** Problem to work on **
The lines from the top of the material through the line with "right_males = [1.8, 3.9, 17.5, 31.7, 46]" are to be set down exactly. Leave the pictures out.

:::

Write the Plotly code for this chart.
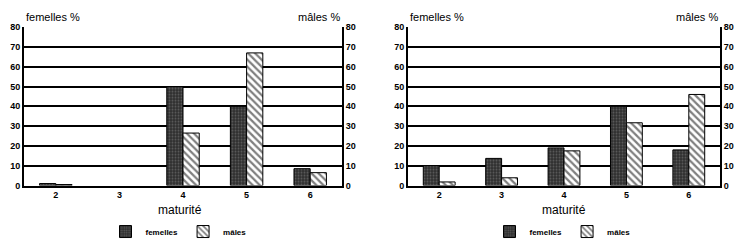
import plotly.graph_objects as go

categories = [2, 3, 4, 5, 6]
tick_labels = ["2", "3", "4", "5", "6"]
left_femelles = [1, None, 50, 40, 8.5]
left_males = [0.5, None, 26.5, 67, 6.5]
right_femelles = [10, 13.7, 19, 40, 18]
right_males = [1.8, 3.9, 17.5, 31.7, 46]

FONT = "Liberation Sans"
fem_marker = dict(color="#2e2e2e", line=dict(color="black", width=1),
                  pattern=dict(shape=".", fgcolor="#8a8a8a", size=3, solidity=0.35))
male_marker = dict(color="white", line=dict(color="black", width=1),
                   pattern=dict(shape="\\", fgcolor="black", bgcolor="white", size=5, solidity=0.45))

fig = go.Figure()
panels = [
    ("x", "y", left_femelles, left_males, "legend"),
    ("x2", "y3", right_femelles, right_males, "legend2"),
]
for xa, ya, fem, mal, leg in panels:
    fig.add_trace(go.Bar(x=categories, y=fem, name="femelles", xaxis=xa, yaxis=ya,
                         marker=fem_marker, legend=leg))
    fig.add_trace(go.Bar(x=categories, y=mal, name="mâles", xaxis=xa, yaxis=ya,
                         marker=male_marker, legend=leg))

ydom = [0.251, 0.908]
xdoms = [[0.032, 0.456], [0.544, 0.96]]
tickfont = dict(family=FONT, size=9, color="black", weight="bold")
common_x = dict(range=[1.5, 6.5], tickvals=categories, ticktext=tick_labels,
                showgrid=False, zeroline=False, showline=True, linecolor="black", linewidth=2,
                ticks="", tickfont=tickfont, fixedrange=True)
common_y = dict(range=[0, 80], dtick=10, showgrid=True, gridcolor="black", gridwidth=2,
                zeroline=False, showline=True, linecolor="black", linewidth=2, ticks="",
                tickfont=tickfont, fixedrange=True)

legfont = dict(family=FONT, size=8, color="black", weight="bold")
fig.update_layout(
    width=750, height=251, margin=dict(l=0, r=0, t=0, b=0),
    paper_bgcolor="white", plot_bgcolor="white",
    barmode="group", bargap=0.49, bargroupgap=0,
    font=dict(family=FONT, color="black"),
    xaxis=dict(domain=xdoms[0], anchor="y", **common_x),
    xaxis2=dict(domain=xdoms[1], anchor="y3", **common_x),
    yaxis=dict(domain=ydom, anchor="x", side="left", **common_y),
    yaxis2=dict(domain=ydom, anchor="x", side="right", overlaying="y", **{**common_y, "showgrid": False}),
    yaxis3=dict(domain=ydom, anchor="x2", side="left", **common_y),
    yaxis4=dict(domain=ydom, anchor="x2", side="right", overlaying="y3", **{**common_y, "showgrid": False}),
    legend=dict(orientation="h", x=0.238, y=0.06, xanchor="center", yanchor="middle",
                font=legfont, itemwidth=30, bgcolor="rgba(0,0,0,0)"),
    legend2=dict(orientation="h", x=0.75, y=0.06, xanchor="center", yanchor="middle",
                 font=legfont, itemwidth=30, bgcolor="rgba(0,0,0,0)"),
)
# invisible traces so right axes render
fig.add_trace(go.Scatter(x=[None], y=[None], xaxis="x", yaxis="y2", showlegend=False))
fig.add_trace(go.Scatter(x=[None], y=[None], xaxis="x2", yaxis="y4", showlegend=False))

annots = [
    dict(x=0.032, y=1.0, text="femelles %", xanchor="left"),
    dict(x=0.456, y=1.0, text="mâles %", xanchor="right"),
    dict(x=0.544, y=1.0, text="femelles %", xanchor="left"),
    dict(x=0.96, y=1.0, text="mâles %", xanchor="right"),
]
for a in annots:
    fig.add_annotation(xref="paper", yref="paper", yanchor="top", showarrow=False,
                       font=dict(family=FONT, size=11, color="black"), yshift=-4, **a)
for xc in [0.24, 0.752]:
    fig.add_annotation(xref="paper", yref="paper", x=xc, y=(251 - 213) / 251, text="maturité",
                       showarrow=False, xanchor="center", yanchor="middle",
                       font=dict(family=FONT, size=12, color="black"))

fig.write_html("out.html")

:::

** Result for this exercise **
Write the Plotly code for this chart.
import plotly.graph_objects as go

categories = [2, 3, 4, 5, 6]
tick_labels = ["2", "3", "4", "5", "6"]
left_femelles = [1, None, 50, 40, 8.5]
left_males = [0.5, None, 26.5, 67, 6.5]
right_femelles = [10, 13.7, 19, 40, 18]
right_males = [1.8, 3.9, 17.5, 31.7, 46]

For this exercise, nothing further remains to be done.